I almost started a new thread, but since this one is still going strong, I'll just add to it. I've been playing a Fred Rast 7* which I love, but it requires very soft reeds to make the low notes speak. It can sub-tone nice, but I'm getting some funny looks when doing that in concert band
... I've been trying to drop down in tip size without falling back into the never-ending mouthpiece quest that I managed to finally get out of.
Just this weekend, I was going through my shoe box of old gear, and I came across a garden variety STM that I forgot I even had. I think it came in the case with a used tenor I had at one point, but I never played it because it was badly tarnished, it smelled awful, and the floor has the infamous ***** in it where the two halves come together.

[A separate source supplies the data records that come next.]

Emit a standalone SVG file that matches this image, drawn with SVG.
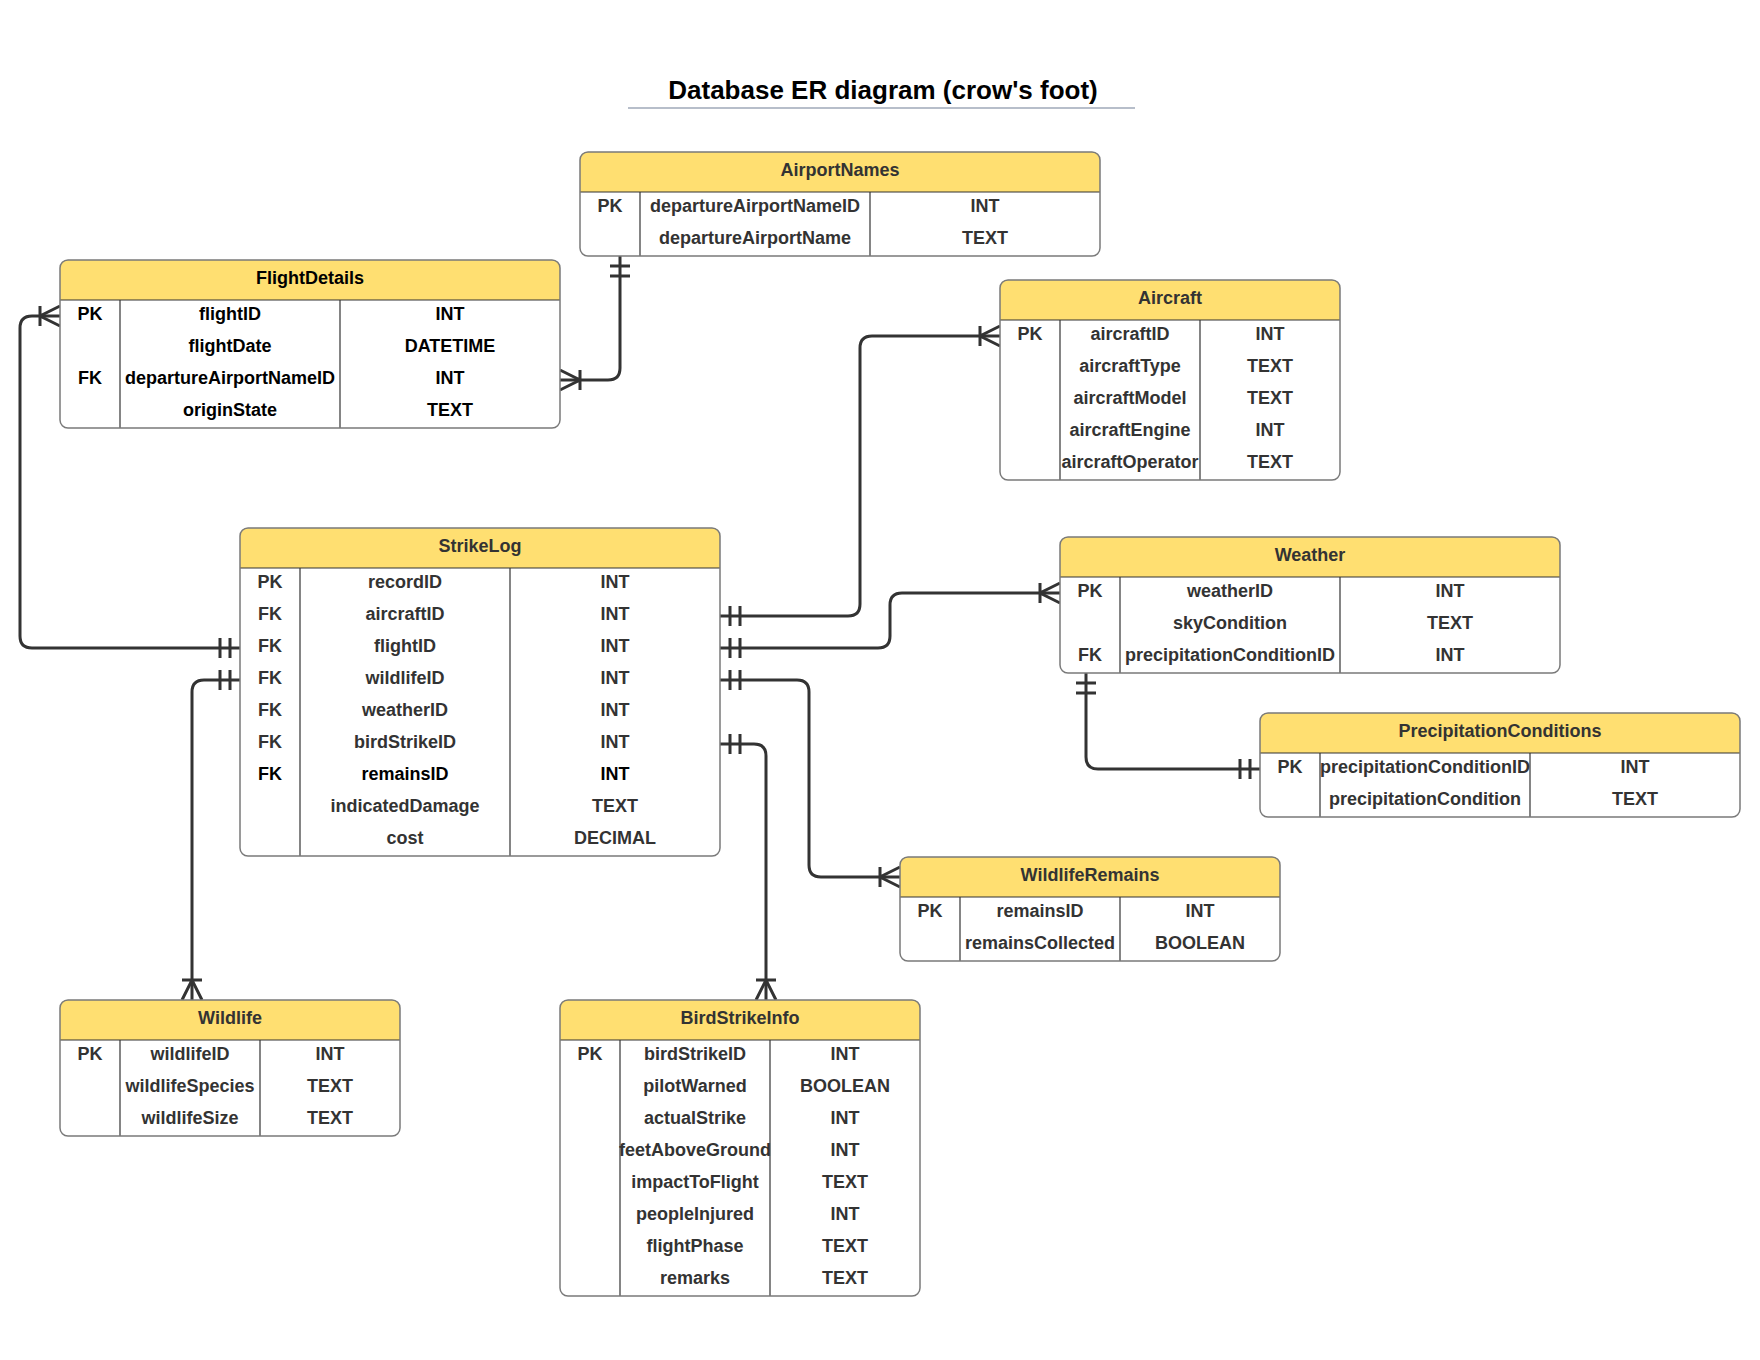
<svg xmlns="http://www.w3.org/2000/svg" width="1760" height="1360" viewBox="0 0 1760 1360">
<style>
.bg{fill:#fff}
.hd{fill:#FFDF71}
.ol{fill:none;stroke:#7a7a7a;stroke-width:1.5}
.dv{stroke:#333;stroke-width:1.2}
.t{font-family:"Liberation Sans",Arial,sans-serif;font-size:18px;font-weight:bold;fill:#333;text-anchor:middle}
.b{fill:#000}
.ttl{font-family:"Liberation Sans",Arial,sans-serif;font-size:26px;font-weight:bold;fill:#000;text-anchor:middle}
.c{fill:none;stroke:#333;stroke-width:3}
.mk{fill:none;stroke:#333;stroke-width:3}
</style>
<defs>
<marker id="many" markerUnits="userSpaceOnUse" viewBox="-30 -15 32 30" markerWidth="32" markerHeight="30" refX="0" refY="0" orient="auto-start-reverse">
<path class="mk" d="M-20,-10 V10 M0,-10 L-20,0 L0,10"/>
</marker>
<marker id="one" markerUnits="userSpaceOnUse" viewBox="-30 -15 32 30" markerWidth="32" markerHeight="30" refX="0" refY="0" orient="auto-start-reverse">
<path class="mk" d="M-10,-10 V10 M-20,-10 V10"/>
</marker>
</defs>
<rect width="1760" height="1360" fill="#fff"/>
<g id="title">
<text class="ttl" x="883" y="99">Database ER diagram (crow's foot)</text>
<line x1="628" y1="108" x2="1135" y2="108" stroke="#9fa8b8" stroke-width="1.5"/>
</g>

<g id="connectors">
<path class="c" d="M620,256 V368 Q620,380 608,380 H560" marker-start="url(#one)" marker-end="url(#many)"/>
<path class="c" d="M240,648 H32 Q20,648 20,636 V328 Q20,316 32,316 H60" marker-start="url(#one)" marker-end="url(#many)"/>
<path class="c" d="M240,680 H204 Q192,680 192,692 V1000" marker-start="url(#one)" marker-end="url(#many)"/>
<path class="c" d="M720,616 H848 Q860,616 860,604 V348 Q860,336 872,336 H1000" marker-start="url(#one)" marker-end="url(#many)"/>
<path class="c" d="M720,648 H878 Q890,648 890,636 V605 Q890,593 902,593 H1060" marker-start="url(#one)" marker-end="url(#many)"/>
<path class="c" d="M720,680 H797 Q809,680 809,692 V865 Q809,877 821,877 H900" marker-start="url(#one)" marker-end="url(#many)"/>
<path class="c" d="M720,744 H754 Q766,744 766,756 V1000" marker-start="url(#one)" marker-end="url(#many)"/>
<path class="c" d="M1086,673 V757 Q1086,769 1098,769 H1260" marker-start="url(#one)" marker-end="url(#one)"/>
</g>

<g id="AirportNames">
<rect class="bg" x="580" y="152" width="520" height="104" rx="8"/>
<path class="hd" d="M580,192 V160 Q580,152 588,152 H1092 Q1100,152 1100,160 V192 Z"/>
<line class="dv" x1="580" y1="192" x2="1100" y2="192"/>
<line class="dv" x1="640" y1="192" x2="640" y2="256"/>
<line class="dv" x1="870" y1="192" x2="870" y2="256"/>
<rect class="ol" x="580" y="152" width="520" height="104" rx="8"/>
<text class="t" x="840" y="176">AirportNames</text>
<text class="t" x="610" y="212">PK</text><text class="t" x="755" y="212">departureAirportNameID</text><text class="t" x="985" y="212">INT</text>
<text class="t" x="755" y="244">departureAirportName</text><text class="t" x="985" y="244">TEXT</text>
</g>

<g id="FlightDetails">
<rect class="bg" x="60" y="260" width="500" height="168" rx="8"/>
<path class="hd" d="M60,300 V268 Q60,260 68,260 H552 Q560,260 560,268 V300 Z"/>
<line class="dv" x1="60" y1="300" x2="560" y2="300"/>
<line class="dv" x1="120" y1="300" x2="120" y2="428"/>
<line class="dv" x1="340" y1="300" x2="340" y2="428"/>
<rect class="ol" x="60" y="260" width="500" height="168" rx="8"/>
<text class="t b" x="310" y="284">FlightDetails</text>
<text class="t b" x="90" y="320">PK</text><text class="t b" x="230" y="320">flightID</text><text class="t b" x="450" y="320">INT</text>
<text class="t b" x="230" y="352">flightDate</text><text class="t b" x="450" y="352">DATETIME</text>
<text class="t b" x="90" y="384">FK</text><text class="t b" x="230" y="384">departureAirportNameID</text><text class="t b" x="450" y="384">INT</text>
<text class="t b" x="230" y="416">originState</text><text class="t b" x="450" y="416">TEXT</text>
</g>

<g id="Aircraft">
<rect class="bg" x="1000" y="280" width="340" height="200" rx="8"/>
<path class="hd" d="M1000,320 V288 Q1000,280 1008,280 H1332 Q1340,280 1340,288 V320 Z"/>
<line class="dv" x1="1000" y1="320" x2="1340" y2="320"/>
<line class="dv" x1="1060" y1="320" x2="1060" y2="480"/>
<line class="dv" x1="1200" y1="320" x2="1200" y2="480"/>
<rect class="ol" x="1000" y="280" width="340" height="200" rx="8"/>
<text class="t" x="1170" y="304">Aircraft</text>
<text class="t" x="1030" y="340">PK</text><text class="t" x="1130" y="340">aircraftID</text><text class="t" x="1270" y="340">INT</text>
<text class="t" x="1130" y="372">aircraftType</text><text class="t" x="1270" y="372">TEXT</text>
<text class="t" x="1130" y="404">aircraftModel</text><text class="t" x="1270" y="404">TEXT</text>
<text class="t" x="1130" y="436">aircraftEngine</text><text class="t" x="1270" y="436">INT</text>
<text class="t" x="1130" y="468">aircraftOperator</text><text class="t" x="1270" y="468">TEXT</text>
</g>

<g id="StrikeLog">
<rect class="bg" x="240" y="528" width="480" height="328" rx="8"/>
<path class="hd" d="M240,568 V536 Q240,528 248,528 H712 Q720,528 720,536 V568 Z"/>
<line class="dv" x1="240" y1="568" x2="720" y2="568"/>
<line class="dv" x1="300" y1="568" x2="300" y2="856"/>
<line class="dv" x1="510" y1="568" x2="510" y2="856"/>
<rect class="ol" x="240" y="528" width="480" height="328" rx="8"/>
<text class="t" x="480" y="552">StrikeLog</text>
<text class="t" x="270" y="588">PK</text><text class="t" x="405" y="588">recordID</text><text class="t" x="615" y="588">INT</text>
<text class="t" x="270" y="620">FK</text><text class="t" x="405" y="620">aircraftID</text><text class="t" x="615" y="620">INT</text>
<text class="t" x="270" y="652">FK</text><text class="t" x="405" y="652">flightID</text><text class="t" x="615" y="652">INT</text>
<text class="t" x="270" y="684">FK</text><text class="t" x="405" y="684">wildlifeID</text><text class="t" x="615" y="684">INT</text>
<text class="t" x="270" y="716">FK</text><text class="t" x="405" y="716">weatherID</text><text class="t" x="615" y="716">INT</text>
<text class="t" x="270" y="748">FK</text><text class="t" x="405" y="748">birdStrikeID</text><text class="t" x="615" y="748">INT</text>
<text class="t b" x="270" y="780">FK</text><text class="t b" x="405" y="780">remainsID</text><text class="t b" x="615" y="780">INT</text>
<text class="t" x="405" y="812">indicatedDamage</text><text class="t" x="615" y="812">TEXT</text>
<text class="t" x="405" y="844">cost</text><text class="t" x="615" y="844">DECIMAL</text>
</g>

<g id="Weather">
<rect class="bg" x="1060" y="537" width="500" height="136" rx="8"/>
<path class="hd" d="M1060,577 V545 Q1060,537 1068,537 H1552 Q1560,537 1560,545 V577 Z"/>
<line class="dv" x1="1060" y1="577" x2="1560" y2="577"/>
<line class="dv" x1="1120" y1="577" x2="1120" y2="673"/>
<line class="dv" x1="1340" y1="577" x2="1340" y2="673"/>
<rect class="ol" x="1060" y="537" width="500" height="136" rx="8"/>
<text class="t" x="1310" y="561">Weather</text>
<text class="t" x="1090" y="597">PK</text><text class="t" x="1230" y="597">weatherID</text><text class="t" x="1450" y="597">INT</text>
<text class="t" x="1230" y="629">skyCondition</text><text class="t" x="1450" y="629">TEXT</text>
<text class="t" x="1090" y="661">FK</text><text class="t" x="1230" y="661">precipitationConditionID</text><text class="t" x="1450" y="661">INT</text>
</g>

<g id="PrecipitationConditions">
<rect class="bg" x="1260" y="713" width="480" height="104" rx="8"/>
<path class="hd" d="M1260,753 V721 Q1260,713 1268,713 H1732 Q1740,713 1740,721 V753 Z"/>
<line class="dv" x1="1260" y1="753" x2="1740" y2="753"/>
<line class="dv" x1="1320" y1="753" x2="1320" y2="817"/>
<line class="dv" x1="1530" y1="753" x2="1530" y2="817"/>
<rect class="ol" x="1260" y="713" width="480" height="104" rx="8"/>
<text class="t" x="1500" y="737">PrecipitationConditions</text>
<text class="t" x="1290" y="773">PK</text><text class="t" x="1425" y="773">precipitationConditionID</text><text class="t" x="1635" y="773">INT</text>
<text class="t" x="1425" y="805">precipitationCondition</text><text class="t" x="1635" y="805">TEXT</text>
</g>

<g id="WildlifeRemains">
<rect class="bg" x="900" y="857" width="380" height="104" rx="8"/>
<path class="hd" d="M900,897 V865 Q900,857 908,857 H1272 Q1280,857 1280,865 V897 Z"/>
<line class="dv" x1="900" y1="897" x2="1280" y2="897"/>
<line class="dv" x1="960" y1="897" x2="960" y2="961"/>
<line class="dv" x1="1120" y1="897" x2="1120" y2="961"/>
<rect class="ol" x="900" y="857" width="380" height="104" rx="8"/>
<text class="t" x="1090" y="881">WildlifeRemains</text>
<text class="t" x="930" y="917">PK</text><text class="t" x="1040" y="917">remainsID</text><text class="t" x="1200" y="917">INT</text>
<text class="t" x="1040" y="949">remainsCollected</text><text class="t" x="1200" y="949">BOOLEAN</text>
</g>

<g id="Wildlife">
<rect class="bg" x="60" y="1000" width="340" height="136" rx="8"/>
<path class="hd" d="M60,1040 V1008 Q60,1000 68,1000 H392 Q400,1000 400,1008 V1040 Z"/>
<line class="dv" x1="60" y1="1040" x2="400" y2="1040"/>
<line class="dv" x1="120" y1="1040" x2="120" y2="1136"/>
<line class="dv" x1="260" y1="1040" x2="260" y2="1136"/>
<rect class="ol" x="60" y="1000" width="340" height="136" rx="8"/>
<text class="t" x="230" y="1024">Wildlife</text>
<text class="t" x="90" y="1060">PK</text><text class="t" x="190" y="1060">wildlifeID</text><text class="t" x="330" y="1060">INT</text>
<text class="t" x="190" y="1092">wildlifeSpecies</text><text class="t" x="330" y="1092">TEXT</text>
<text class="t" x="190" y="1124">wildlifeSize</text><text class="t" x="330" y="1124">TEXT</text>
</g>

<g id="BirdStrikeInfo">
<rect class="bg" x="560" y="1000" width="360" height="296" rx="8"/>
<path class="hd" d="M560,1040 V1008 Q560,1000 568,1000 H912 Q920,1000 920,1008 V1040 Z"/>
<line class="dv" x1="560" y1="1040" x2="920" y2="1040"/>
<line class="dv" x1="620" y1="1040" x2="620" y2="1296"/>
<line class="dv" x1="770" y1="1040" x2="770" y2="1296"/>
<rect class="ol" x="560" y="1000" width="360" height="296" rx="8"/>
<text class="t" x="740" y="1024">BirdStrikeInfo</text>
<text class="t" x="590" y="1060">PK</text><text class="t" x="695" y="1060">birdStrikeID</text><text class="t" x="845" y="1060">INT</text>
<text class="t" x="695" y="1092">pilotWarned</text><text class="t" x="845" y="1092">BOOLEAN</text>
<text class="t" x="695" y="1124">actualStrike</text><text class="t" x="845" y="1124">INT</text>
<text class="t" x="695" y="1156">feetAboveGround</text><text class="t" x="845" y="1156">INT</text>
<text class="t" x="695" y="1188">impactToFlight</text><text class="t" x="845" y="1188">TEXT</text>
<text class="t" x="695" y="1220">peopleInjured</text><text class="t" x="845" y="1220">INT</text>
<text class="t" x="695" y="1252">flightPhase</text><text class="t" x="845" y="1252">TEXT</text>
<text class="t" x="695" y="1284">remarks</text><text class="t" x="845" y="1284">TEXT</text>
</g>
</svg>
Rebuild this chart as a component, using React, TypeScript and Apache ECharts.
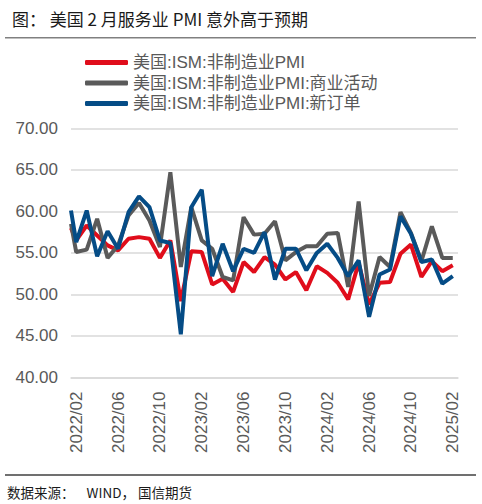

It's marked a 5* so I decided to clean it up with my wife's jewelry polish and give it a blow. Well I was completely surprised by how good it was!!! I'm not saying it's my new holy grail - in fact it could get thin and a little nasally up top, but that was easily controllable - it was really just a matter of getting used to the smaller external dimensions of the metal piece compared to the HR. This is the only metal Link I can remember playing, and it immediately struck me has having lots of potential. It didn't seem at all stuffy, even with the comparatively small tip. Intonation - great. Easy altissimo, and I can play down low with out sub-tone cheating.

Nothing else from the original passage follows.